Digital games provide additional enrichment opportunities to the zoo’s orangutans. For the past couple of years, the apes have had access to tablet computers, but only through wire mesh, which protected the devices from the inquisitive animals’ incredibly strong hands. But the zoo’s animal welfare specialist Sally Sherwen wanted to enable the orangutans to use the movements of their entire body to interact with technology, and to have the opportunity to do so whenever they choose.
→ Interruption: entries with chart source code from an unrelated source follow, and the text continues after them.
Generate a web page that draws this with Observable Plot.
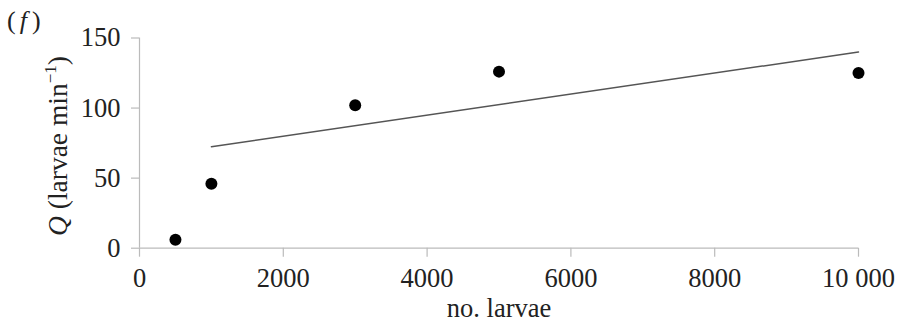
<!DOCTYPE html>
<html><head><meta charset="utf-8">
<script src="https://cdn.jsdelivr.net/npm/d3@7"></script>
<script src="https://cdn.jsdelivr.net/npm/@observablehq/plot@0.6"></script>
<style>body{margin:0;background:#fff;} #chart svg{display:block;}</style>
</head><body><div id="chart"></div>
<script>
const larvae = [500, 1000, 3000, 5000, 10000];
const Qvals = [6, 46, 102, 126, 125];
const fitX = [1000, 10000];
const fitY = [72.4, 140];
const xTicks = [0, 2000, 4000, 6000, 8000, 10000];
const xTickLabels = ["0", "2000", "4000", "6000", "8000", "10 000"];
const yTicks = [0, 50, 100, 150];
const xLabel = "no. larvae";

const points = larvae.map((x, i) => ({x, y: Qvals[i]}));
const fit = fitX.map((x, i) => ({x, y: fitY[i]}));

const fontSize = 26.5;
const plot = Plot.plot({
  width: 900, height: 333,
  marginLeft: 139, marginRight: 42, marginTop: 37.5, marginBottom: 85.3,
  x: {domain: [0, 10000]},
  y: {domain: [0, 150]},
  style: {fontFamily: "Liberation Serif", fontSize: fontSize + "px", color: "#222", background: "#fff"},
  marks: [
    Plot.ruleY([0], {stroke: "#bbb", strokeWidth: 1.2}),
    Plot.ruleX([0], {stroke: "#bbb", strokeWidth: 1.2}),
    Plot.axisX({ticks: xTicks, tickFormat: d => xTickLabels[xTicks.indexOf(d)], tickSize: 9, tickPadding: 11, stroke: "#bbb", strokeWidth: 1.2, fill: "#222", label: null}),
    Plot.axisY({ticks: yTicks, tickSize: 8, tickPadding: 11, stroke: "#bbb", strokeWidth: 1.2, fill: "#222", label: null}),
    Plot.text([xLabel], {frameAnchor: "bottom", lineAnchor: "bottom", dy: 69, fill: "#222", fontSize: fontSize}),
    Plot.line(fit, {x: "x", y: "y", stroke: "#555", strokeWidth: 1.5}),
    Plot.dot(points, {x: "x", y: "y", r: 6, fill: "#000", stroke: "none"})
  ]
});
document.getElementById("chart").appendChild(plot);

const svg = d3.select(plot);
const yl = svg.append("text")
  .attr("transform", "translate(67,146) rotate(-90)")
  .attr("text-anchor", "middle")
  .style("font-family", "Liberation Serif")
  .style("font-size", "27.5px")
  .attr("fill", "#222");
yl.append("tspan").style("font-style", "italic").text("Q");
yl.append("tspan").text(" (larvae min");
yl.append("tspan").style("font-size", "17px").attr("dy", -11).text("−1");
yl.append("tspan").attr("dy", 11).text(")");

const fl = svg.append("text")
  .attr("x", 7).attr("y", 29)
  .attr("text-anchor", "start")
  .style("font-family", "Liberation Serif")
  .style("font-size", "26px")
  .attr("fill", "#222");
fl.append("tspan").text("(");
fl.append("tspan").attr("dx", 4).style("font-style", "italic").text("f");
fl.append("tspan").attr("dx", 5).text(")");
</script>
</body></html>
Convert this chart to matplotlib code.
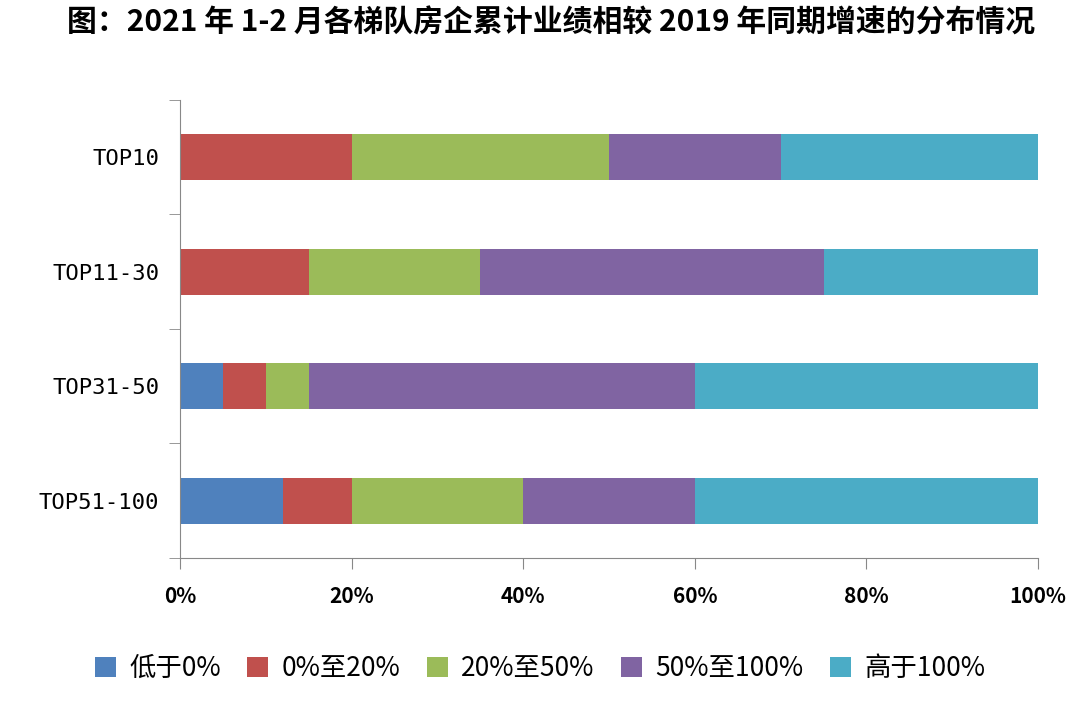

From this desire, came a collaboration between the zoo and the University of Melbourne’s Microsoft Research Centre for Social Natural User Interfaces (SocialNUI)—a collaboration that uses Kinect for Windows to enable the orangutans to control the games with their body movements and to play them whenever they want.
“What we’re trying to do here is enhance the enrichment the orangutans are provided here at the zoo,” says SocialNUI’s Sarah Webber. “We’ve set up a projector outside of the enclosure, and that projects into the enclosure an interface or screen that the orangutans can interact with. To enable that, we’ve got a Microsoft Kinect sensor sitting outside the enclosure that detects the orangutans’ movements.”
Software developer Zaher Joukhadar, a Research Fellow at SocialNUI, describes the setup. “The installation consists of a Kinect v2 [Kinect for Xbox One] sensor, a short range projector, and a PC,” he explains. “The projector projects a game on the floor inside the orangutan enclosure; the Kinect sensor, with its superior depth sensing and 3D mapping technologies, detects touches on the projected surface and sends data to the game.”
By using the Kinect for Windows SDK 2.0, Joukhadar and his colleagues developed software to receive and process the raw depth data, which they use to detect and track touches on the projected surface.
“The Kinect does not need to be placed looking straight down to the projected surface,” says Joukhadar. “It can be placed anywhere, looking at any angle, around the projected surface, provided it always maintains a line of sight to the whole projected surface and at a distance no more than 4.5 meters to the farthest point on the projected surface.”
All of this technical wizardry creates a unique experience for the orangutans and zoo visitors alike. Visitors can watch the apes as they eagerly interact with the projected game by touching game objects with their hands or lips, and by placing physical items, such leaves and bits of tarpaulin, on the projected images. The more exuberant players use their entire bodies, rolling around over the projected game screen or positioning themselves to have the game projected on their body.
The zoo’s researchers are delighted with the early results of the Kinect-enabled experience. Knowing that the orangutans generally enjoy social interaction, the researchers are eager to use the game application to study how the orangutans will interact with humans when they—the apes—are in control of that interaction.
And here we thought Kinect gaming was just for people!